# Watermelon FO



## Greylady (Mar 28, 2012)

Okay, got some watermelon fo. It turned brown.... not very appealing for a watermelon soap. And ideas on how to keep a red section, should I just leave the fragrance oil out of the selected portion for the red color? Maybe just do a red and green swirl on top..... What would you do or have done for something like this?


----------



## hsmomof4 (Oct 31, 2008)

I imagine that there is a watermelon FO out there that does not turn brown, so I would definitely try to find one going forward (brown is often from vanilla) that does not discolor, but if you have a lot of this one still to use up and you want to use it, you can take a portion of the soap batter and leave the FO out of it and color it however you'd like.
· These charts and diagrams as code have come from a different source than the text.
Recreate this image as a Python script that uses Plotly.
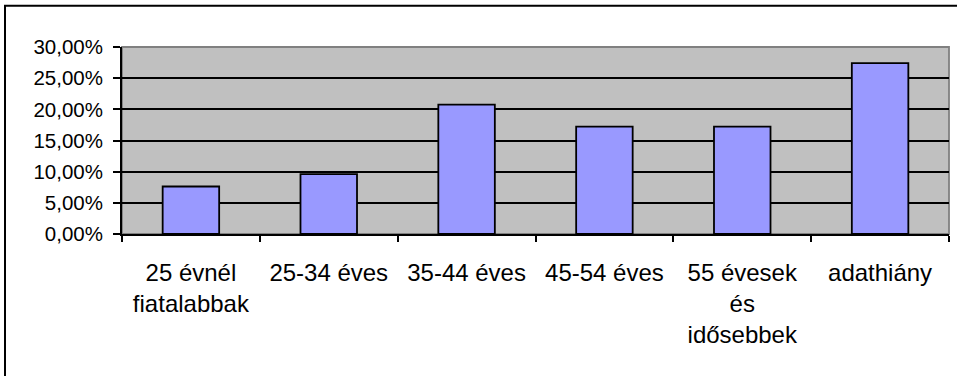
import plotly.graph_objects as go

# Age groups and their shares
categories = [
    "25 évnél<br>fiatalabbak",
    "25-34 éves",
    "35-44 éves",
    "45-54 éves",
    "55 évesek<br>és<br>idősebbek",
    "adathiány",
]
shares = [0.0762, 0.0960, 0.2077, 0.1722, 0.1722, 0.2740]
y_ticks = [0.00, 0.05, 0.10, 0.15, 0.20, 0.25, 0.30]

W, H = 957, 376
ML, MR, MT, MB = 122, 8, 46.5, 141.5
pw, ph = W - ML - MR, H - MT - MB

fig = go.Figure(
    go.Bar(
        x=categories,
        y=shares,
        marker=dict(color="#9999FF", line=dict(color="#000000", width=1.8)),
        hoverinfo="skip",
    )
)

# frame around the whole chart (only the left and top edges fall inside the page)
fig.add_shape(
    type="rect", xref="paper", yref="paper",
    x0=(5 - ML) / pw, x1=1.5,
    y0=-2, y1=(H - MB - 5) / ph,
    line=dict(color="#000000", width=2), fillcolor="rgba(0,0,0,0)",
    layer="above",
)
# grey border of the plot area
fig.add_shape(
    type="rect", xref="paper", yref="paper",
    x0=0, x1=1, y0=0, y1=1,
    line=dict(color="#808080", width=1.8), fillcolor="rgba(0,0,0,0)",
    layer="below",
)

fig.update_layout(
    width=W, height=H,
    margin=dict(l=ML, r=MR, t=MT, b=MB, pad=0),
    paper_bgcolor="#FFFFFF",
    plot_bgcolor="#C0C0C0",
    bargap=0.59,
    showlegend=False,
    separators=", ",
    font=dict(family="Liberation Sans, Arial, sans-serif", color="#000000"),
)
fig.update_xaxes(
    type="category",
    tickson="boundaries",
    ticks="outside", ticklen=6, tickwidth=1.8, tickcolor="#000000",
    showline=True, linecolor="#000000", linewidth=1.8,
    showgrid=False,
    tickfont=dict(size=24),
    ticklabelstandoff=16,
)
fig.update_yaxes(
    range=[0, 0.30],
    tickvals=y_ticks,
    tickformat=".2%",
    ticks="outside", ticklen=7, tickwidth=1.8, tickcolor="#000000",
    showline=True, linecolor="#000000", linewidth=1.8,
    showgrid=True, gridcolor="#000000", gridwidth=1.8,
    zeroline=False,
    tickfont=dict(size=20.5),
    ticklabelstandoff=6,
)

fig.write_html("out.html")
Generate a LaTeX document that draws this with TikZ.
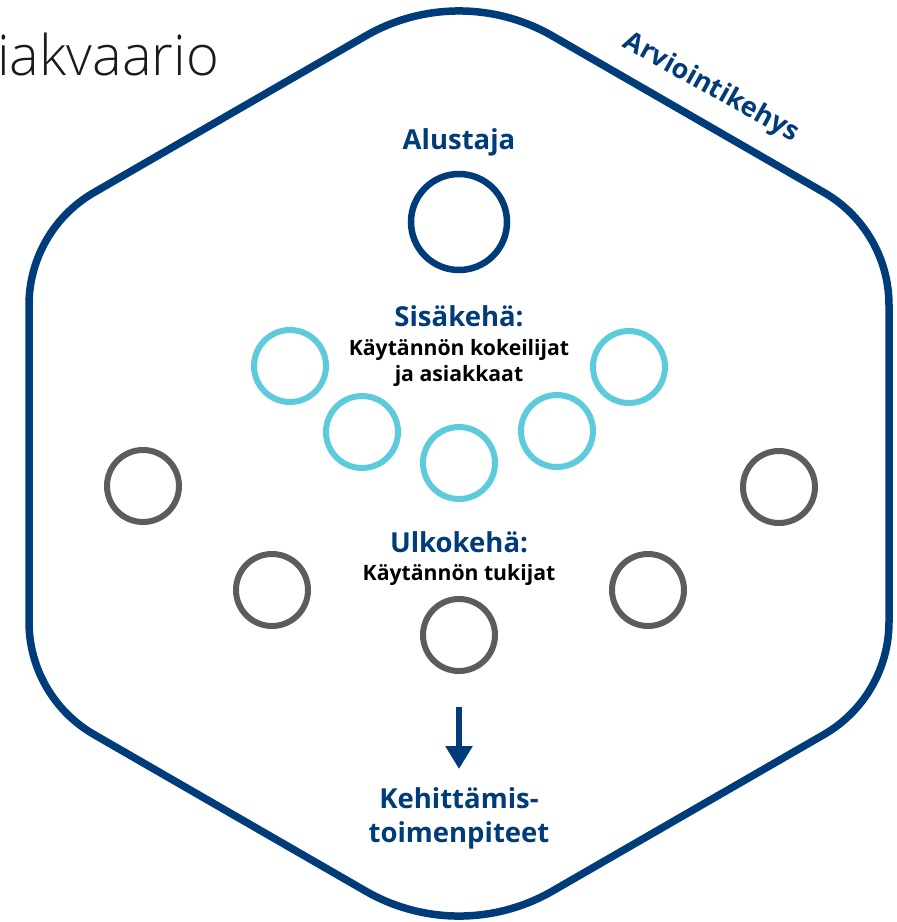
\documentclass[tikz,border=0pt]{standalone}
\usepackage{fontspec}
\setmainfont{Open Sans}
\newfontfamily\bfsans{Open Sans}[UprightFont=* Bold]
\newfontfamily\lightsans{Open Sans Light}
\usetikzlibrary{arrows.meta}
\definecolor{navy}{HTML}{003B7A}
\definecolor{cyanring}{HTML}{5DCBDB}
\definecolor{grayring}{HTML}{5C5C5C}
\definecolor{ink}{HTML}{1A1A1A}
\tikzset{
  frame/.style={draw=navy, line width=7.5pt},
  ring/.style={circle, draw, line width=6pt, minimum size=72pt, inner sep=0pt},
  inner ring/.style={ring, draw=cyanring},
  outer ring/.style={ring, draw=grayring},
  head/.style={font=\bfsans\fontsize{27.5}{32}\selectfont, text=navy, inner sep=0pt, anchor=base},
  sub/.style={font=\bfsans\fontsize{21.2}{26}\selectfont, text=black, inner sep=0pt, anchor=base},
}
\begin{document}
\begin{tikzpicture}[x=1pt,y=-1pt]
\useasboundingbox (0,0) rectangle (897,922);
% hexagon frame
\draw[frame] (365.5,36) .. controls (423.4,2.6) and (494.6,2.6) .. (552.5,36)
  -- (824,192.5) .. controls (864.2,215.7) and (889,258.6) .. (889,305)
  -- (889,622) .. controls (889,668.4) and (864.2,711.3) .. (824,734.5)
  -- (552.5,891) .. controls (494.6,924.4) and (423.4,924.4) .. (365.5,891)
  -- (94,734.5) .. controls (53.8,711.3) and (29,668.4) .. (29,622)
  -- (29,305) .. controls (29,258.6) and (53.8,215.7) .. (94,192.5) -- cycle;
% title
\node[anchor=base west, inner sep=0pt, text=ink, font=\lightsans\fontsize{56}{62}\selectfont] (title) at (-3,75) {iakvaario};
\node[font=\bfsans\fontsize{27}{30}\selectfont, text=navy, rotate=-29, inner sep=0pt] (frm) at (711,88) {Arviointikehys};
% platform
\node[head] (alustaja) at (459,149) {Alustaja};
\node[ring, draw=navy, minimum size=96pt, line width=6.5pt] (plat) at (459,222) {};
% inner circle
\node[head] (sisa) at (459,326) {Sisäkehä:};
\node[sub] (sisa1) at (459,355) {Käytännön kokeilijat};
\node[sub] (sisa2) at (459,381) {ja asiakkaat};
\node[inner ring] (c1) at (290,366) {};
\node[inner ring] (c2) at (362,432) {};
\node[inner ring] (c3) at (459,463) {};
\node[inner ring] (c4) at (557,431) {};
\node[inner ring] (c5) at (629,367) {};
% outer circle
\node[head] (ulko) at (459,552) {Ulkokehä:};
\node[sub] (ulko1) at (459,580) {Käytännön tukijat};
\node[outer ring] (g1) at (143,486) {};
\node[outer ring] (g2) at (272,590) {};
\node[outer ring] (g3) at (459,635) {};
\node[outer ring] (g4) at (648,590) {};
\node[outer ring] (g5) at (779,487) {};
% arrow and development
\coordinate (astart) at (459,707);
\coordinate (aend) at (459,769);
\draw[navy, line width=6pt, -{Triangle[width=26pt,length=23pt]}] (astart) -- (aend);
\node[head] (keh1) at (459,808) {Kehittämis-};
\node[head] (keh2) at (459,842) {toimenpiteet};
\end{tikzpicture}
\end{document}
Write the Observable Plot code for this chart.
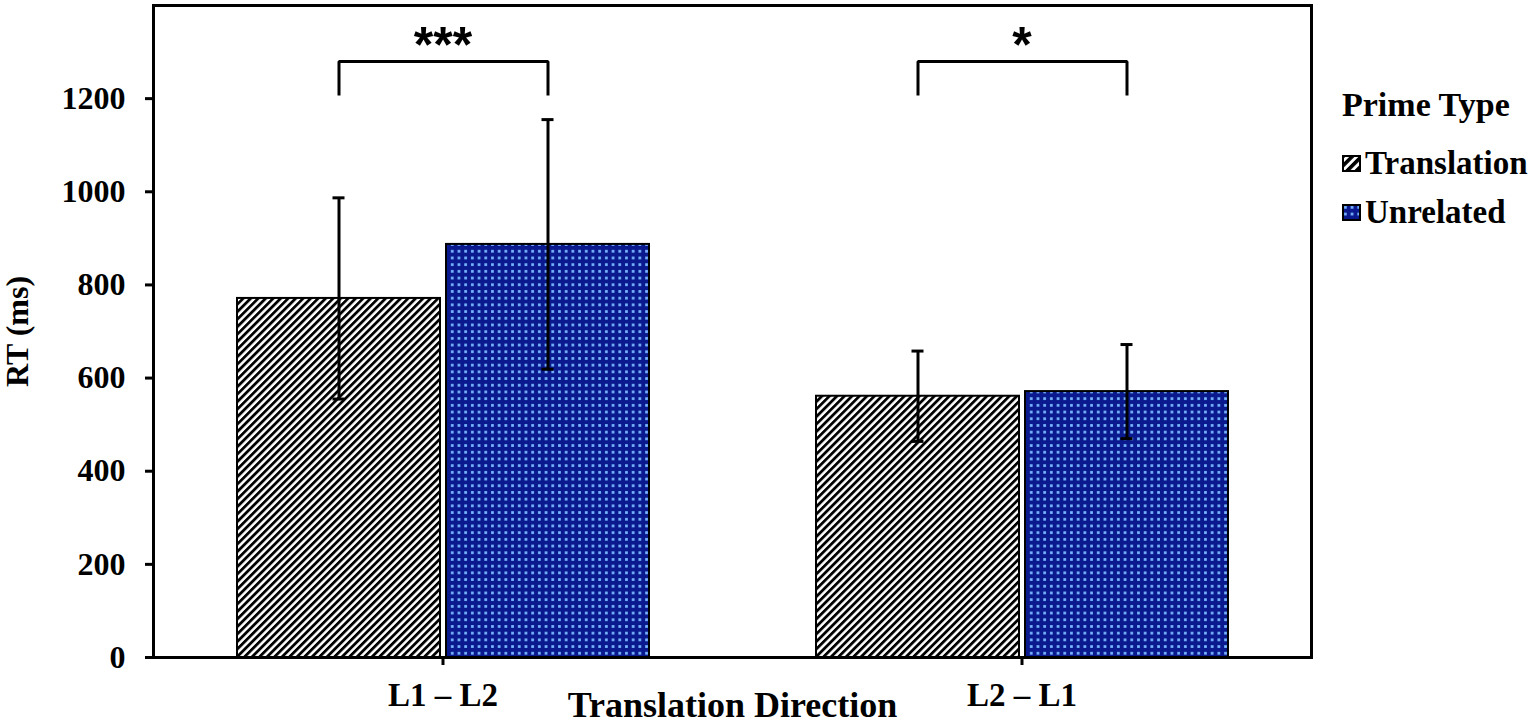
<!DOCTYPE html>
<html>
<head>
<meta charset="utf-8">
<script src="https://cdn.jsdelivr.net/npm/d3@7"></script>
<script src="https://cdn.jsdelivr.net/npm/@observablehq/plot@0.6"></script>
<style>
  html, body { margin: 0; padding: 0; background: #fff; }
  #wrap { position: relative; width: 1535px; height: 724px; overflow: hidden; font-family: "Liberation Serif", "Times New Roman", serif; }
  #chart { position: absolute; left: 0; top: 0; }
  .legend { position: absolute; font-weight: bold; color: #000; white-space: nowrap; }
  .legend-title { left: 1342px; top: 86px; font-size: 34px; }
  .legend-item { left: 1342px; font-size: 33px; display: flex; align-items: center; }
  .legend-item svg { margin-right: 4px; }
</style>
</head>
<body>
<svg width="0" height="0" style="position:absolute">
  <defs>
    <pattern id="hatch" patternUnits="userSpaceOnUse" width="5.3" height="5.3" patternTransform="rotate(45)">
      <rect x="0" y="0" width="5.3" height="5.3" fill="#ffffff"></rect>
      <rect x="0" y="0" width="2.8" height="5.3" fill="#000000"></rect>
    </pattern>
    <pattern id="hatchBig" patternUnits="userSpaceOnUse" width="6.5" height="6.5" patternTransform="rotate(45)">
      <rect x="0" y="0" width="6.5" height="6.5" fill="#ffffff"></rect>
      <rect x="0" y="0" width="3.6" height="6.5" fill="#000000"></rect>
    </pattern>
    <pattern id="dots" patternUnits="userSpaceOnUse" width="6.7" height="6.7">
      <rect x="0" y="0" width="6.7" height="6.7" fill="#0a1a8e"></rect>
      <rect x="2" y="2" width="2.7" height="2.7" fill="#7ab8ff"></rect>
    </pattern>
  </defs>
</svg>
<div id="wrap">
  <div id="chart"></div>
  <div class="legend legend-title">Prime Type</div>
  <div class="legend legend-item" id="leg0" style="top:145px"></div>
  <div class="legend legend-item" id="leg1" style="top:194px"></div>
</div>
<script>
// ---- data ----
const directions = ["L1 – L2", "L2 – L1"];
const primeTypes = ["Translation", "Unrelated"];
const meanRT = [[771, 887], [561, 571]];   // rows: direction, cols: prime type
const sdRT = [[216, 268], [97, 101]];
const yTicks = [0, 200, 400, 600, 800, 1000, 1200];
const sigLabels = ["***", "*"];
const bracketTop = 1280;
const bracketEnd = 1207;
const sigY = 1312;
const fills = ["url(#hatch)", "url(#dots)"];
const legendFills = ["url(#hatchBig)", "url(#dots)"];

// ---- tables built from arrays ----
const rows = directions.flatMap((d, i) => primeTypes.map((p, j) => ({
  direction: d, prime: p, mean: meanRT[i][j], lo: meanRT[i][j] - sdRT[i][j], hi: meanRT[i][j] + sdRT[i][j]
})));
const brackets = directions.flatMap((d) => [
  {direction: d, prime: primeTypes[0], y: bracketEnd},
  {direction: d, prime: primeTypes[0], y: bracketTop},
  {direction: d, prime: primeTypes[1], y: bracketTop},
  {direction: d, prime: primeTypes[1], y: bracketEnd}
]);
const sigs = directions.map((d, i) => ({direction: d, label: sigLabels[i], y: sigY}));

const font = "Liberation Serif";

const chart = Plot.plot({
  width: 1320,
  height: 724,
  marginLeft: 153,
  marginRight: 9,
  marginTop: 5,
  marginBottom: 67,
  style: {fontFamily: font, fontWeight: "bold", fontSize: "32px", color: "#000", background: "transparent", overflow: "visible"},
  fx: {domain: directions, paddingInner: 0, paddingOuter: 0, axis: null},
  x: {domain: primeTypes, paddingInner: 0.029, paddingOuter: 0.395, axis: null},
  y: {domain: [0, 1400], axis: null},
  marks: [
    Plot.barY(rows, {fx: "direction", x: "prime", y: "mean", fill: (d) => fills[primeTypes.indexOf(d.prime)], stroke: "#000", strokeWidth: 2}),
    Plot.ruleX(rows, {fx: "direction", x: "prime", y1: "lo", y2: "hi", stroke: "#000", strokeWidth: 3}),
    Plot.tickY(rows, {fx: "direction", x: "prime", y: "hi", stroke: "#000", strokeWidth: 3, insetLeft: 95.5, insetRight: 95.5}),
    Plot.tickY(rows, {fx: "direction", x: "prime", y: "lo", stroke: "#000", strokeWidth: 3, insetLeft: 95.5, insetRight: 95.5}),
    Plot.line(brackets, {fx: "direction", x: "prime", y: "y", z: "direction", stroke: "#000", strokeWidth: 3, strokeLinejoin: "miter", strokeLinecap: "butt"}),
    Plot.text(sigs, {fx: "direction", y: "y", text: "label", fontFamily: "Liberation Sans", fontWeight: "bold", fontSize: 50, lineAnchor: "middle"}),
    Plot.ruleY([0], {stroke: "#000", strokeWidth: 3}),
    Plot.ruleY([1400], {stroke: "#000", strokeWidth: 2}),
    Plot.axisY({ticks: yTicks, tickFormat: (d) => String(d), tickSize: 8, tickPadding: 20, strokeWidth: 3, fontSize: 32, fontWeight: "bold", fontFamily: font,
      label: "RT (ms)", labelAnchor: "center", labelOffset: 148, labelArrow: "none"}),
    Plot.axisFx({anchor: "bottom", tickSize: 8, tickPadding: 17, strokeWidth: 3, fontSize: 33, fontWeight: "bold", fontFamily: font,
      label: null}),
    Plot.axisFx({anchor: "bottom", tickSize: 0, ticks: [], fontSize: 36, fontWeight: "bold", fontFamily: font,
      label: "Translation Direction", labelAnchor: "center", labelOffset: 59, labelArrow: "none"}),
    Plot.frame({stroke: "#000", strokeWidth: 3, facet: "super"})
  ]
});
document.getElementById("chart").appendChild(chart);

// ---- legend ----
primeTypes.forEach((p, i) => {
  const el = document.getElementById("leg" + i);
  el.innerHTML = `<svg width="19" height="17"><rect x="1" y="1" width="17" height="15" fill="${legendFills[i]}" stroke="#000" stroke-width="2"></rect></svg><span>${p}</span>`;
});
</script>
</body>
</html>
If it turns very brown, however, you may still have migration of the brown into the unfragranced portions of the soap. I have made Pink Sugar (which goes VERY brown because of the vanilla) and had pink and white chunks of unfragranced soap in it. When first made, it was fine, but after a few months, it was all brown, just the previously pink and white portions were a slightly different shade of brown.


----------



## Greylady (Mar 28, 2012)

Thanks! Stacy this one does have a .25% vanilla content. So have to search for one that does not.


----------



## 2Sticks (Dec 13, 2007)

Betty, did you try searching www.soapscentreview.obisoap.ca ? You can go on there and put a fragrance in and read all the reviews on that fragrance from each company. I have used the site a lot


----------



## Greylady (Mar 28, 2012)

Haven't heard of that site! Thanks, Tamera!


----------